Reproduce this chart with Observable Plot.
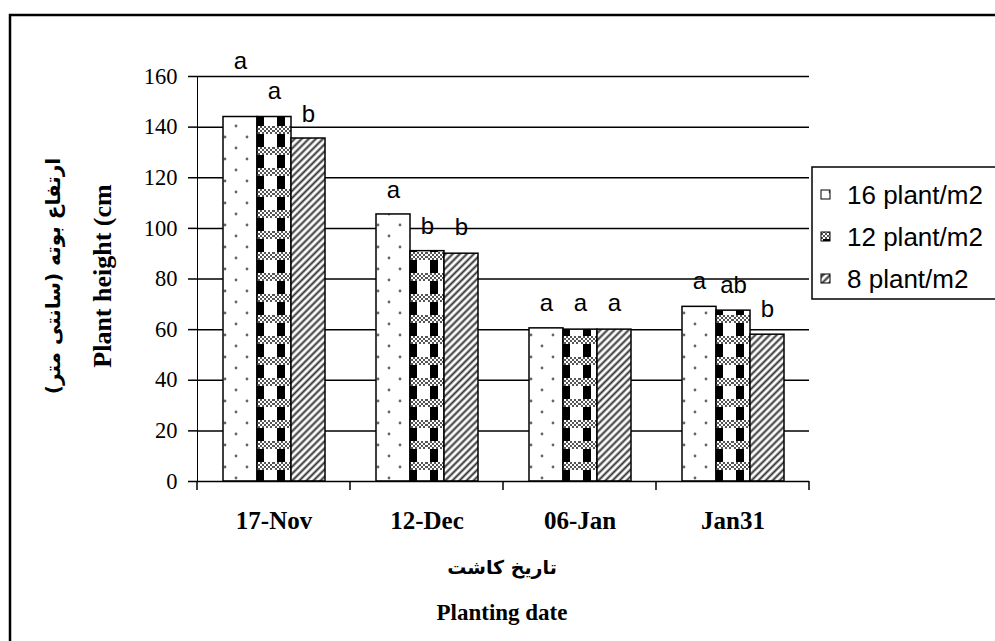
<!DOCTYPE html>
<html>
<head>
<meta charset="utf-8">
<script src="https://cdn.jsdelivr.net/npm/d3@7"></script>
<script src="https://cdn.jsdelivr.net/npm/@observablehq/plot@0.6"></script>
<style>
  html, body { margin: 0; padding: 0; background: white; }
  #chart svg [aria-label^="fx-axis"] text { font-family: 'Liberation Serif', 'Times New Roman', serif; font-weight: bold; font-size: 25px; }
  #chart svg [aria-label^="y-axis"] text { font-family: 'Liberation Serif', 'Times New Roman', serif; font-size: 22.5px; }
  #chart svg [aria-label^="y-axis"] { stroke-width: 1.5; }
</style>
</head>
<body>
<div id="chart"></div>
<script>
// ---- data ----
const dates = ["17-Nov", "12-Dec", "06-Jan", "Jan31"];
const densities = ["16 plant/m2", "12 plant/m2", "8 plant/m2"];
const height16 = [144, 105.5, 60.5, 69];
const height12 = [144, 91, 60, 67.5];
const height8 = [135.5, 90, 60, 58];
const letters16 = ["a", "a", "a", "a"];
const letters12 = ["a", "b", "a", "ab"];
const letters8 = ["b", "b", "a", "b"];
const letterAt16 = [166, 115, 70.5, 79];
const letterAt12 = [154, 101, 70.5, 77.5];
const letterAt8 = [145, 100.5, 70.5, 68];
const yTicks = [0, 20, 40, 60, 80, 100, 120, 140, 160];

const series = [
  {name: densities[0], values: height16, letters: letters16, at: letterAt16},
  {name: densities[1], values: height12, letters: letters12, at: letterAt12},
  {name: densities[2], values: height8, letters: letters8, at: letterAt8}
];
const table = dates.flatMap((date, i) =>
  series.map(s => ({date, density: s.name, value: s.values[i], letter: s.letters[i], letterAt: s.at[i]})));

const sans = "'Liberation Sans', Arial, sans-serif";
const serif = "'Liberation Serif', 'Times New Roman', serif";
const patternIds = ["url(#p16)", "url(#p12)", "url(#p8)"];

const chart = Plot.plot({
  width: 995,
  height: 641,
  marginLeft: 197,
  marginRight: 186,
  marginTop: 76,
  marginBottom: 160,
  style: {fontFamily: serif, fontSize: "22px", color: "black", background: "white", overflow: "visible"},
  facet: {data: table, x: "date"},
  fx: {domain: dates, padding: 0, label: null, tickSize: 0, tickPadding: 30, axis: "bottom"},
  x: {domain: densities, paddingInner: 0, paddingOuter: 0.686, axis: null},
  y: {domain: [0, 160], ticks: yTicks, tickSize: 9, tickPadding: 11, label: null, line: true},
  color: {domain: densities, range: patternIds},
  marks: [
    Plot.ruleY(yTicks.slice(1), {stroke: "black", strokeWidth: 1.5}),
    Plot.barY(table, {x: "density", y: "value", fill: "density", stroke: "black", strokeWidth: 1.5}),
    Plot.text(table, {x: "density", y: "letterAt", text: "letter", fontFamily: sans, fontSize: 24, fill: "black"}),
    Plot.ruleY([0], {stroke: "black", strokeWidth: 1.5})
  ]
});

const svg = d3.select(chart);

// ---- patterns ----
const defs = svg.insert("defs", ":first-child");
const fine = defs.append("pattern").attr("id", "fine").attr("patternUnits", "userSpaceOnUse")
  .attr("width", 4).attr("height", 4);
fine.append("rect").attr("width", 4).attr("height", 4).attr("fill", "#fff");
fine.append("rect").attr("width", 2).attr("height", 2).attr("fill", "#555");
fine.append("rect").attr("x", 2).attr("y", 2).attr("width", 2).attr("height", 2).attr("fill", "#555");

const p16 = defs.append("pattern").attr("id", "p16").attr("patternUnits", "userSpaceOnUse")
  .attr("width", 22).attr("height", 22);
p16.append("rect").attr("width", 22).attr("height", 22).attr("fill", "#fff");
p16.append("circle").attr("cx", 5).attr("cy", 5).attr("r", 1.4).attr("fill", "#666");
p16.append("circle").attr("cx", 16).attr("cy", 16).attr("r", 1.4).attr("fill", "#666");

const p12 = defs.append("pattern").attr("id", "p12").attr("patternUnits", "userSpaceOnUse")
  .attr("width", 21).attr("height", 21);
p12.append("rect").attr("width", 21).attr("height", 21).attr("fill", "#fff");
p12.append("rect").attr("x", 4).attr("width", 8).attr("height", 21).attr("fill", "#000");
p12.append("rect").attr("y", 0).attr("width", 21).attr("height", 8).attr("fill", "url(#fine)");

const p8 = defs.append("pattern").attr("id", "p8").attr("patternUnits", "userSpaceOnUse")
  .attr("width", 5).attr("height", 5).attr("patternTransform", "rotate(45)");
p8.append("rect").attr("width", 5).attr("height", 5).attr("fill", "#fff");
p8.append("line").attr("x1", 1.5).attr("y1", 0).attr("x2", 1.5).attr("y2", 5)
  .attr("stroke", "#333").attr("stroke-width", 2);

// ---- category boundary ticks from the library scales ----
const fxs = chart.scale("fx");
const ys = chart.scale("y");
const fxBand = d3.scaleBand().domain(fxs.domain).range(fxs.range).padding(0);
const yLin = d3.scaleLinear().domain(ys.domain).range(ys.range);
const bounds = fxs.domain.map(d => fxBand(d)).concat([fxBand(fxs.domain[fxs.domain.length - 1]) + fxBand.bandwidth()]);
svg.append("g").selectAll("line").data(bounds).join("line")
  .attr("x1", d => d).attr("x2", d => d)
  .attr("y1", yLin(0)).attr("y2", yLin(0) + 9)
  .attr("stroke", "black").attr("stroke-width", 1.5);

// ---- axis titles ----
const yMid = 276;
svg.append("text").attr("transform", `translate(102,${yMid}) rotate(-90)`)
  .attr("text-anchor", "middle").attr("dominant-baseline", "central")
  .attr("font-family", serif).attr("font-weight", "bold").attr("font-size", 26)
  .text("Plant height (cm");
svg.append("text").attr("transform", `translate(53,${yMid}) rotate(-90)`)
  .attr("text-anchor", "middle").attr("dominant-baseline", "central")
  .attr("font-family", "'DejaVu Sans', sans-serif").attr("font-weight", "bold").attr("font-size", 20)
  .attr("direction", "rtl")
  .text("ارتفاع بوته (سانتی متر)");
const xMid = 502;
svg.append("text").attr("x", xMid).attr("y", 567)
  .attr("text-anchor", "middle").attr("dominant-baseline", "central")
  .attr("font-family", "'DejaVu Sans', sans-serif").attr("font-weight", "bold").attr("font-size", 19)
  .attr("direction", "rtl")
  .text("تاريخ کاشت");
svg.append("text").attr("x", xMid).attr("y", 612)
  .attr("text-anchor", "middle").attr("dominant-baseline", "central")
  .attr("font-family", serif).attr("font-weight", "bold").attr("font-size", 23)
  .text("Planting date");

// ---- legend ----
const leg = svg.append("g");
leg.append("rect").attr("x", 812).attr("y", 167).attr("width", 200).attr("height", 132)
  .attr("fill", "white").attr("stroke", "black").attr("stroke-width", 1.5);
const rowY = [195, 237, 279];
densities.forEach((d, i) => {
  leg.append("rect").attr("x", 821).attr("y", rowY[i] - 5).attr("width", 9).attr("height", 9)
    .attr("fill", patternIds[i]).attr("stroke", "black").attr("stroke-width", 1);
  leg.append("text").attr("x", 847).attr("y", rowY[i]).attr("dominant-baseline", "central")
    .attr("text-anchor", "start")
    .attr("font-family", sans).attr("font-size", 26).text(d);
});

// ---- outer frame ----
svg.append("rect").attr("x", 10).attr("y", 15).attr("width", 1000).attr("height", 700)
  .attr("fill", "none").attr("stroke", "black").attr("stroke-width", 2.5);

document.getElementById("chart").appendChild(chart);
</script>
</body>
</html>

**Directive**
Copy every line of the data exactly as written, excluding the pictures.

**Solution**
Reproduce this chart with Observable Plot.
<!DOCTYPE html>
<html>
<head>
<meta charset="utf-8">
<script src="https://cdn.jsdelivr.net/npm/d3@7"></script>
<script src="https://cdn.jsdelivr.net/npm/@observablehq/plot@0.6"></script>
<style>
  html, body { margin: 0; padding: 0; background: white; }
  #chart svg [aria-label^="fx-axis"] text { font-family: 'Liberation Serif', 'Times New Roman', serif; font-weight: bold; font-size: 25px; }
  #chart svg [aria-label^="y-axis"] text { font-family: 'Liberation Serif', 'Times New Roman', serif; font-size: 22.5px; }
  #chart svg [aria-label^="y-axis"] { stroke-width: 1.5; }
</style>
</head>
<body>
<div id="chart"></div>
<script>
// ---- data ----
const dates = ["17-Nov", "12-Dec", "06-Jan", "Jan31"];
const densities = ["16 plant/m2", "12 plant/m2", "8 plant/m2"];
const height16 = [144, 105.5, 60.5, 69];
const height12 = [144, 91, 60, 67.5];
const height8 = [135.5, 90, 60, 58];
const letters16 = ["a", "a", "a", "a"];
const letters12 = ["a", "b", "a", "ab"];
const letters8 = ["b", "b", "a", "b"];
const letterAt16 = [166, 115, 70.5, 79];
const letterAt12 = [154, 101, 70.5, 77.5];
const letterAt8 = [145, 100.5, 70.5, 68];
const yTicks = [0, 20, 40, 60, 80, 100, 120, 140, 160];

const series = [
  {name: densities[0], values: height16, letters: letters16, at: letterAt16},
  {name: densities[1], values: height12, letters: letters12, at: letterAt12},
  {name: densities[2], values: height8, letters: letters8, at: letterAt8}
];
const table = dates.flatMap((date, i) =>
  series.map(s => ({date, density: s.name, value: s.values[i], letter: s.letters[i], letterAt: s.at[i]})));

const sans = "'Liberation Sans', Arial, sans-serif";
const serif = "'Liberation Serif', 'Times New Roman', serif";
const patternIds = ["url(#p16)", "url(#p12)", "url(#p8)"];

const chart = Plot.plot({
  width: 995,
  height: 641,
  marginLeft: 197,
  marginRight: 186,
  marginTop: 76,
  marginBottom: 160,
  style: {fontFamily: serif, fontSize: "22px", color: "black", background: "white", overflow: "visible"},
  facet: {data: table, x: "date"},
  fx: {domain: dates, padding: 0, label: null, tickSize: 0, tickPadding: 30, axis: "bottom"},
  x: {domain: densities, paddingInner: 0, paddingOuter: 0.686, axis: null},
  y: {domain: [0, 160], ticks: yTicks, tickSize: 9, tickPadding: 11, label: null, line: true},
  color: {domain: densities, range: patternIds},
  marks: [
    Plot.ruleY(yTicks.slice(1), {stroke: "black", strokeWidth: 1.5}),
    Plot.barY(table, {x: "density", y: "value", fill: "density", stroke: "black", strokeWidth: 1.5}),
    Plot.text(table, {x: "density", y: "letterAt", text: "letter", fontFamily: sans, fontSize: 24, fill: "black"}),
    Plot.ruleY([0], {stroke: "black", strokeWidth: 1.5})
  ]
});

const svg = d3.select(chart);

// ---- patterns ----
const defs = svg.insert("defs", ":first-child");
const fine = defs.append("pattern").attr("id", "fine").attr("patternUnits", "userSpaceOnUse")
  .attr("width", 4).attr("height", 4);
fine.append("rect").attr("width", 4).attr("height", 4).attr("fill", "#fff");
fine.append("rect").attr("width", 2).attr("height", 2).attr("fill", "#555");
fine.append("rect").attr("x", 2).attr("y", 2).attr("width", 2).attr("height", 2).attr("fill", "#555");

const p16 = defs.append("pattern").attr("id", "p16").attr("patternUnits", "userSpaceOnUse")
  .attr("width", 22).attr("height", 22);
p16.append("rect").attr("width", 22).attr("height", 22).attr("fill", "#fff");
p16.append("circle").attr("cx", 5).attr("cy", 5).attr("r", 1.4).attr("fill", "#666");
p16.append("circle").attr("cx", 16).attr("cy", 16).attr("r", 1.4).attr("fill", "#666");

const p12 = defs.append("pattern").attr("id", "p12").attr("patternUnits", "userSpaceOnUse")
  .attr("width", 21).attr("height", 21);
p12.append("rect").attr("width", 21).attr("height", 21).attr("fill", "#fff");
p12.append("rect").attr("x", 4).attr("width", 8).attr("height", 21).attr("fill", "#000");
p12.append("rect").attr("y", 0).attr("width", 21).attr("height", 8).attr("fill", "url(#fine)");

const p8 = defs.append("pattern").attr("id", "p8").attr("patternUnits", "userSpaceOnUse")
  .attr("width", 5).attr("height", 5).attr("patternTransform", "rotate(45)");
p8.append("rect").attr("width", 5).attr("height", 5).attr("fill", "#fff");
p8.append("line").attr("x1", 1.5).attr("y1", 0).attr("x2", 1.5).attr("y2", 5)
  .attr("stroke", "#333").attr("stroke-width", 2);

// ---- category boundary ticks from the library scales ----
const fxs = chart.scale("fx");
const ys = chart.scale("y");
const fxBand = d3.scaleBand().domain(fxs.domain).range(fxs.range).padding(0);
const yLin = d3.scaleLinear().domain(ys.domain).range(ys.range);
const bounds = fxs.domain.map(d => fxBand(d)).concat([fxBand(fxs.domain[fxs.domain.length - 1]) + fxBand.bandwidth()]);
svg.append("g").selectAll("line").data(bounds).join("line")
  .attr("x1", d => d).attr("x2", d => d)
  .attr("y1", yLin(0)).attr("y2", yLin(0) + 9)
  .attr("stroke", "black").attr("stroke-width", 1.5);

// ---- axis titles ----
const yMid = 276;
svg.append("text").attr("transform", `translate(102,${yMid}) rotate(-90)`)
  .attr("text-anchor", "middle").attr("dominant-baseline", "central")
  .attr("font-family", serif).attr("font-weight", "bold").attr("font-size", 26)
  .text("Plant height (cm");
svg.append("text").attr("transform", `translate(53,${yMid}) rotate(-90)`)
  .attr("text-anchor", "middle").attr("dominant-baseline", "central")
  .attr("font-family", "'DejaVu Sans', sans-serif").attr("font-weight", "bold").attr("font-size", 20)
  .attr("direction", "rtl")
  .text("ارتفاع بوته (سانتی متر)");
const xMid = 502;
svg.append("text").attr("x", xMid).attr("y", 567)
  .attr("text-anchor", "middle").attr("dominant-baseline", "central")
  .attr("font-family", "'DejaVu Sans', sans-serif").attr("font-weight", "bold").attr("font-size", 19)
  .attr("direction", "rtl")
  .text("تاريخ کاشت");
svg.append("text").attr("x", xMid).attr("y", 612)
  .attr("text-anchor", "middle").attr("dominant-baseline", "central")
  .attr("font-family", serif).attr("font-weight", "bold").attr("font-size", 23)
  .text("Planting date");

// ---- legend ----
const leg = svg.append("g");
leg.append("rect").attr("x", 812).attr("y", 167).attr("width", 200).attr("height", 132)
  .attr("fill", "white").attr("stroke", "black").attr("stroke-width", 1.5);
const rowY = [195, 237, 279];
densities.forEach((d, i) => {
  leg.append("rect").attr("x", 821).attr("y", rowY[i] - 5).attr("width", 9).attr("height", 9)
    .attr("fill", patternIds[i]).attr("stroke", "black").attr("stroke-width", 1);
  leg.append("text").attr("x", 847).attr("y", rowY[i]).attr("dominant-baseline", "central")
    .attr("text-anchor", "start")
    .attr("font-family", sans).attr("font-size", 26).text(d);
});

// ---- outer frame ----
svg.append("rect").attr("x", 10).attr("y", 15).attr("width", 1000).attr("height", 700)
  .attr("fill", "none").attr("stroke", "black").attr("stroke-width", 2.5);

document.getElementById("chart").appendChild(chart);
</script>
</body>
</html>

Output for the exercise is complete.